— BEGIN Dataset excerpt —
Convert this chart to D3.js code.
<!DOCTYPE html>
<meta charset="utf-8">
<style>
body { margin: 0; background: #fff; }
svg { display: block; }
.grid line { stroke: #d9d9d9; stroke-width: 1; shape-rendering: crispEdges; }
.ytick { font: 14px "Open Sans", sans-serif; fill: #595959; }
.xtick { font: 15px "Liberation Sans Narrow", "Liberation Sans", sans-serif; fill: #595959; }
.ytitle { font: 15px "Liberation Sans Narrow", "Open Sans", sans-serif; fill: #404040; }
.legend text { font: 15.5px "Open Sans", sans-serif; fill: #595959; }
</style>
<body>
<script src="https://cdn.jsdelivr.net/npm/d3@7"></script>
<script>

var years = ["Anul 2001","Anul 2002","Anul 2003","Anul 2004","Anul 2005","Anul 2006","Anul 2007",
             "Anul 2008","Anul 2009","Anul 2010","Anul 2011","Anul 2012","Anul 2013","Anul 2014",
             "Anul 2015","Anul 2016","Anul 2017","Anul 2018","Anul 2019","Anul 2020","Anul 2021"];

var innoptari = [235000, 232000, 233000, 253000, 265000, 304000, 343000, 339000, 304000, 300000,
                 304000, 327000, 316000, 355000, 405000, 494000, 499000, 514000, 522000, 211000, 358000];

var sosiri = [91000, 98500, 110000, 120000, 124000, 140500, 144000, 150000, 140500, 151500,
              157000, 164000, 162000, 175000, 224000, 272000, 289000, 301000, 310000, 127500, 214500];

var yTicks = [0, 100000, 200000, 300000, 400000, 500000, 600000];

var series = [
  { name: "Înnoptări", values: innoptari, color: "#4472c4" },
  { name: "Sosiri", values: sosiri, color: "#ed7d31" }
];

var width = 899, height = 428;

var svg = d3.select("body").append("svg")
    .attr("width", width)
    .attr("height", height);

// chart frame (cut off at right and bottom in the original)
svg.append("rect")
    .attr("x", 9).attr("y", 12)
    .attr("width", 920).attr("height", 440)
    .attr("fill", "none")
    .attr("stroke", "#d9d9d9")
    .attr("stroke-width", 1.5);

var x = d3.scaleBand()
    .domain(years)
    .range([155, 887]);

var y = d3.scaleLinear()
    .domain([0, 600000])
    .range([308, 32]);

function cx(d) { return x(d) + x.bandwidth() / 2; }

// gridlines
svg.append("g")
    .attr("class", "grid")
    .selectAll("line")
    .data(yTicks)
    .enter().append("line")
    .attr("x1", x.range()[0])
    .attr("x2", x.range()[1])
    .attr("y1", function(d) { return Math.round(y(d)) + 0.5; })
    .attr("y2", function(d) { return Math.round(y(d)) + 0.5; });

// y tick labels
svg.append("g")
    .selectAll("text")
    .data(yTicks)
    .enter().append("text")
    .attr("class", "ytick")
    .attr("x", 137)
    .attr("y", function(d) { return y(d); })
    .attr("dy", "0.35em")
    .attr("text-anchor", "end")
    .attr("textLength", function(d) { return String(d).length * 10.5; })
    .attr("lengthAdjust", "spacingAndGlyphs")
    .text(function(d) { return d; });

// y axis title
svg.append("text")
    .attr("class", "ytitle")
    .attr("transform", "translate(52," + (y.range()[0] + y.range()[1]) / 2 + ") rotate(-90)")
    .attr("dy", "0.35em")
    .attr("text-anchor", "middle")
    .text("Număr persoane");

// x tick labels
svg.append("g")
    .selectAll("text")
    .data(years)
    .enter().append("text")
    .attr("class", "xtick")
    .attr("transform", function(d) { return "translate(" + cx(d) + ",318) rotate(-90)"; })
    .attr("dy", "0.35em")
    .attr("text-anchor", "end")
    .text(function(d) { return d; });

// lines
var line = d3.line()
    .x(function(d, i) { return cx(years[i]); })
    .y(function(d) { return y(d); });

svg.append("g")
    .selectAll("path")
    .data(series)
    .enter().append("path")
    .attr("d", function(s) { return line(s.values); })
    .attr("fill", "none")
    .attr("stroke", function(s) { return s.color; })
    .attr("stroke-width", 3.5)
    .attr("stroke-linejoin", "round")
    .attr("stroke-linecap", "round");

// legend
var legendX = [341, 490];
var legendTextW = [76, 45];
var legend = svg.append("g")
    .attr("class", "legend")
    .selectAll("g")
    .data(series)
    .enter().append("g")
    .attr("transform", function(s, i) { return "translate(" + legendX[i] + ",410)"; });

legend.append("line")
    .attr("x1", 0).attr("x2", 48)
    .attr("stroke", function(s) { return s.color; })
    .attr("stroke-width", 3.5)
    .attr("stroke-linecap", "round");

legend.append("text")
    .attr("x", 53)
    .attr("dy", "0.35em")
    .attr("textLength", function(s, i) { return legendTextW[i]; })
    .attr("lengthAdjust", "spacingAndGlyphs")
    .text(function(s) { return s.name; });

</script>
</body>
— END Dataset excerpt —
» Given exercise
Set down every line of the listing above again, exactly as given.

» Task answer
Convert this chart to D3.js code.
<!DOCTYPE html>
<meta charset="utf-8">
<style>
body { margin: 0; background: #fff; }
svg { display: block; }
.grid line { stroke: #d9d9d9; stroke-width: 1; shape-rendering: crispEdges; }
.ytick { font: 14px "Open Sans", sans-serif; fill: #595959; }
.xtick { font: 15px "Liberation Sans Narrow", "Liberation Sans", sans-serif; fill: #595959; }
.ytitle { font: 15px "Liberation Sans Narrow", "Open Sans", sans-serif; fill: #404040; }
.legend text { font: 15.5px "Open Sans", sans-serif; fill: #595959; }
</style>
<body>
<script src="https://cdn.jsdelivr.net/npm/d3@7"></script>
<script>

var years = ["Anul 2001","Anul 2002","Anul 2003","Anul 2004","Anul 2005","Anul 2006","Anul 2007",
             "Anul 2008","Anul 2009","Anul 2010","Anul 2011","Anul 2012","Anul 2013","Anul 2014",
             "Anul 2015","Anul 2016","Anul 2017","Anul 2018","Anul 2019","Anul 2020","Anul 2021"];

var innoptari = [235000, 232000, 233000, 253000, 265000, 304000, 343000, 339000, 304000, 300000,
                 304000, 327000, 316000, 355000, 405000, 494000, 499000, 514000, 522000, 211000, 358000];

var sosiri = [91000, 98500, 110000, 120000, 124000, 140500, 144000, 150000, 140500, 151500,
              157000, 164000, 162000, 175000, 224000, 272000, 289000, 301000, 310000, 127500, 214500];

var yTicks = [0, 100000, 200000, 300000, 400000, 500000, 600000];

var series = [
  { name: "Înnoptări", values: innoptari, color: "#4472c4" },
  { name: "Sosiri", values: sosiri, color: "#ed7d31" }
];

var width = 899, height = 428;

var svg = d3.select("body").append("svg")
    .attr("width", width)
    .attr("height", height);

// chart frame (cut off at right and bottom in the original)
svg.append("rect")
    .attr("x", 9).attr("y", 12)
    .attr("width", 920).attr("height", 440)
    .attr("fill", "none")
    .attr("stroke", "#d9d9d9")
    .attr("stroke-width", 1.5);

var x = d3.scaleBand()
    .domain(years)
    .range([155, 887]);

var y = d3.scaleLinear()
    .domain([0, 600000])
    .range([308, 32]);

function cx(d) { return x(d) + x.bandwidth() / 2; }

// gridlines
svg.append("g")
    .attr("class", "grid")
    .selectAll("line")
    .data(yTicks)
    .enter().append("line")
    .attr("x1", x.range()[0])
    .attr("x2", x.range()[1])
    .attr("y1", function(d) { return Math.round(y(d)) + 0.5; })
    .attr("y2", function(d) { return Math.round(y(d)) + 0.5; });

// y tick labels
svg.append("g")
    .selectAll("text")
    .data(yTicks)
    .enter().append("text")
    .attr("class", "ytick")
    .attr("x", 137)
    .attr("y", function(d) { return y(d); })
    .attr("dy", "0.35em")
    .attr("text-anchor", "end")
    .attr("textLength", function(d) { return String(d).length * 10.5; })
    .attr("lengthAdjust", "spacingAndGlyphs")
    .text(function(d) { return d; });

// y axis title
svg.append("text")
    .attr("class", "ytitle")
    .attr("transform", "translate(52," + (y.range()[0] + y.range()[1]) / 2 + ") rotate(-90)")
    .attr("dy", "0.35em")
    .attr("text-anchor", "middle")
    .text("Număr persoane");

// x tick labels
svg.append("g")
    .selectAll("text")
    .data(years)
    .enter().append("text")
    .attr("class", "xtick")
    .attr("transform", function(d) { return "translate(" + cx(d) + ",318) rotate(-90)"; })
    .attr("dy", "0.35em")
    .attr("text-anchor", "end")
    .text(function(d) { return d; });

// lines
var line = d3.line()
    .x(function(d, i) { return cx(years[i]); })
    .y(function(d) { return y(d); });

svg.append("g")
    .selectAll("path")
    .data(series)
    .enter().append("path")
    .attr("d", function(s) { return line(s.values); })
    .attr("fill", "none")
    .attr("stroke", function(s) { return s.color; })
    .attr("stroke-width", 3.5)
    .attr("stroke-linejoin", "round")
    .attr("stroke-linecap", "round");

// legend
var legendX = [341, 490];
var legendTextW = [76, 45];
var legend = svg.append("g")
    .attr("class", "legend")
    .selectAll("g")
    .data(series)
    .enter().append("g")
    .attr("transform", function(s, i) { return "translate(" + legendX[i] + ",410)"; });

legend.append("line")
    .attr("x1", 0).attr("x2", 48)
    .attr("stroke", function(s) { return s.color; })
    .attr("stroke-width", 3.5)
    .attr("stroke-linecap", "round");

legend.append("text")
    .attr("x", 53)
    .attr("dy", "0.35em")
    .attr("textLength", function(s, i) { return legendTextW[i]; })
    .attr("lengthAdjust", "spacingAndGlyphs")
    .text(function(s) { return s.name; });

</script>
</body>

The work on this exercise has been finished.